False honour charms and lying slander scares
Whom, but the false and paltry?

It has been the lot of all men, in all ages, who have aspired at the honour of improving, instructing, or mending mankind, to have their paths beset by every persecution from adversaries, by every misconstruction from friends;

no quarter from the one,-no charitable construction from the other ;-to be misconstrued, misrepresented, borne down,-till it was in vain to bear down any longer. But truth will survive, and calumny has its day. Sir, I say, that if this be the fate of the reformer,—if he be the object of misrepresentation,-must not an inference be drawn favourable to myself? Taunted by the enemies of reform, as being too rash; by the friends of reform, with being too slow or too cold; there is every reason for presuming that the course I have chosen is right.
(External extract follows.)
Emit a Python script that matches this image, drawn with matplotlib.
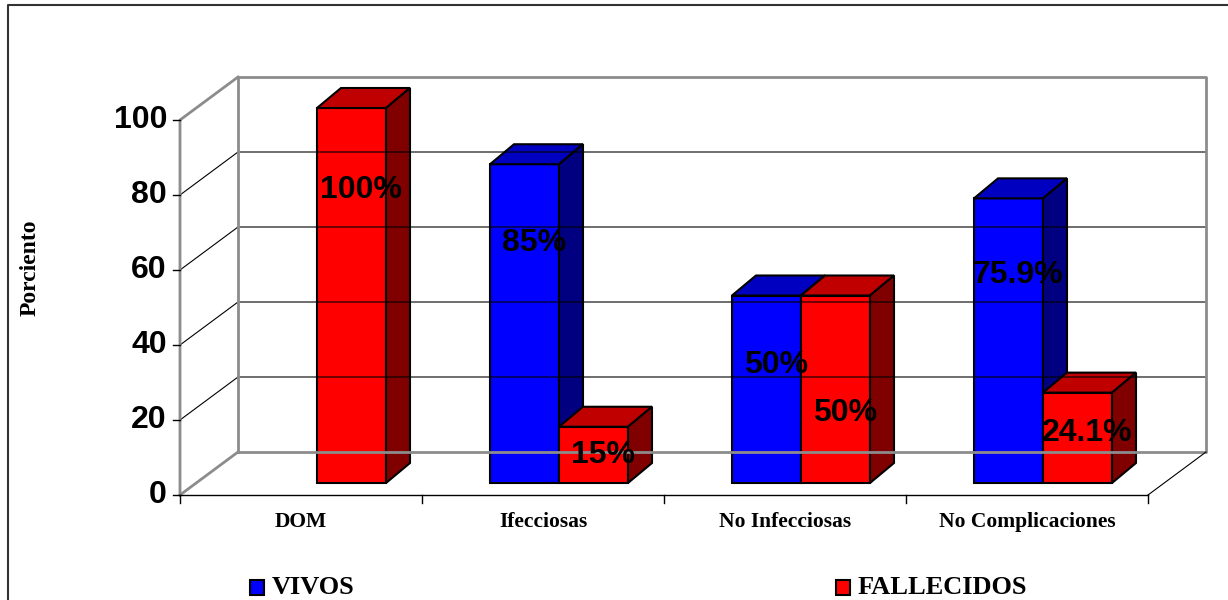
import matplotlib.pyplot as plt
from matplotlib.patches import Polygon, Rectangle
from matplotlib.lines import Line2D

# datos del grafico
categories = ['DOM', 'Ifecciosas', 'No Infecciosas', 'No Complicaciones']
series = ['VIVOS', 'FALLECIDOS']
vivos = [0, 85, 50, 75.9]
fallecidos = [100, 15, 50, 24.1]
y_ticks = [0, 20, 40, 60, 80, 100]

# altura donde va cada etiqueta de porcentaje (en unidades del eje)
label_y = [[None, 67.2, 34.7, 58.7],
           [81.3, 10.7, 21.9, 16.5]]

face_colors = [('#0000FF', '#0000C0', '#000080'),
               ('#FF0000', '#C00000', '#800000')]

# escala en pixeles: origen del plano frontal, px por categoria y por unidad
W, H = 1228, 600
X0, Y0 = 180, 495
PX_CAT, PX_UNIT = 242, 3.75

# profundidad de las paredes y de las barras
DX, DY = 58 / PX_CAT, 43 / PX_UNIT
BX0, BY0 = 16 / PX_CAT, 12 / PX_UNIT
BDX, BDY = 24 / PX_CAT, 20 / PX_UNIT
BW = 69 / PX_CAT
YMAX = 100
ncat = len(categories)

fig = plt.figure(figsize=(W / 100, H / 100), dpi=100)
ax = fig.add_axes([0, 0, 1, 1])
ax.set_xlim(-X0 / PX_CAT, (W - X0) / PX_CAT)
ax.set_ylim((Y0 - H) / PX_UNIT, Y0 / PX_UNIT)
ax.axis('off')

# marco exterior
fig.add_artist(Line2D([8 / W, 8 / W, 1], [0, 1 - 5 / H, 1 - 5 / H],
                      color='#333333', lw=1.5))

gray = '#8c8c8c'
# pared del fondo y lineas de division
ax.add_patch(Rectangle((DX, DY), ncat, YMAX, facecolor='white', edgecolor='none'))
for t in y_ticks[1:-1]:
    ax.plot([0, DX, ncat + DX], [t, t + DY, t + DY], color='black', lw=0.8)
ax.plot([DX, DX, ncat + DX, ncat + DX, DX], [DY, YMAX + DY, YMAX + DY, DY, DY],
        color=gray, lw=2)
# pared izquierda
ax.plot([0, 0, DX], [0, YMAX, YMAX + DY], color=gray, lw=2)
ax.plot([0, DX], [0, DY], color=gray, lw=2)
# piso
ax.plot([0, ncat], [0, 0], color='black', lw=1)
ax.plot([ncat, ncat + DX], [0, DY], color='black', lw=0.8)

# marcas de los ejes
for t in y_ticks:
    ax.plot([-7 / PX_CAT, 0], [t, t], color='black', lw=1)
    ax.text(-13 / PX_CAT, t, str(t), ha='right', va='center', fontsize=23,
            fontweight='bold', family='Liberation Sans')
for i in range(ncat + 1):
    ax.plot([i, i], [0, -8 / PX_UNIT], color='black', lw=1)
for i, c in enumerate(categories):
    ax.text(i + 0.5, -7.2, c, ha='center', va='center', fontsize=15.5,
            fontweight='bold', family='Liberation Serif')
ax.text(-150 / PX_CAT, 60.5, 'Porciento', rotation=90, ha='center', va='center',
        fontsize=17, fontweight='bold', family='Liberation Serif')


def draw_bar(x, h, colors):
    front, top, side = colors
    y0 = BY0
    kw = dict(edgecolor='black', lw=1.5, joinstyle='miter')
    ax.add_patch(Rectangle((x, y0), BW, h, facecolor=front, **kw))
    ax.add_patch(Polygon([(x, y0 + h), (x + BW, y0 + h),
                          (x + BW + BDX, y0 + h + BDY), (x + BDX, y0 + h + BDY)],
                         facecolor=top, **kw))
    ax.add_patch(Polygon([(x + BW, y0), (x + BW + BDX, y0 + BDY),
                          (x + BW + BDX, y0 + h + BDY), (x + BW, y0 + h)],
                         facecolor=side, **kw))


for i in range(ncat):
    for s, vals in enumerate([vivos, fallecidos]):
        v = vals[i]
        if v <= 0:
            continue
        x = i + 0.5 + BX0 - BW + s * BW
        draw_bar(x, v, face_colors[s])
        ax.text(x + BW / 2 + 0.04, label_y[s][i], f'{v:g}%', ha='center',
                va='center', fontsize=23, fontweight='bold',
                family='Liberation Sans', color='black')

# leyenda
legend_x = [250, 836]
for s, name in enumerate(series):
    lx = (legend_x[s] - X0) / PX_CAT
    ax.add_patch(Rectangle((lx, (Y0 - 595) / PX_UNIT), 14 / PX_CAT, 15 / PX_UNIT,
                           facecolor=face_colors[s][0], edgecolor='black', lw=1.5))
    ax.text(lx + 22 / PX_CAT, (Y0 - 588) / PX_UNIT, name, ha='left', va='center',
            fontsize=19, fontweight='bold', family='Liberation Serif')

fig.savefig('out.png', dpi=100)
A reformer must proceed in his career,—not misled on the one hand by panegyric, nor discouraged by slander on the other. He needs no praise. I would rather say-"Woe to him when all men speak well of him." I shall go on in the course which I have laid down for myself; pursuing the footsteps of those who have gone before us, who have left us their instructions and success, their instructions to guide, and their success to cheer us.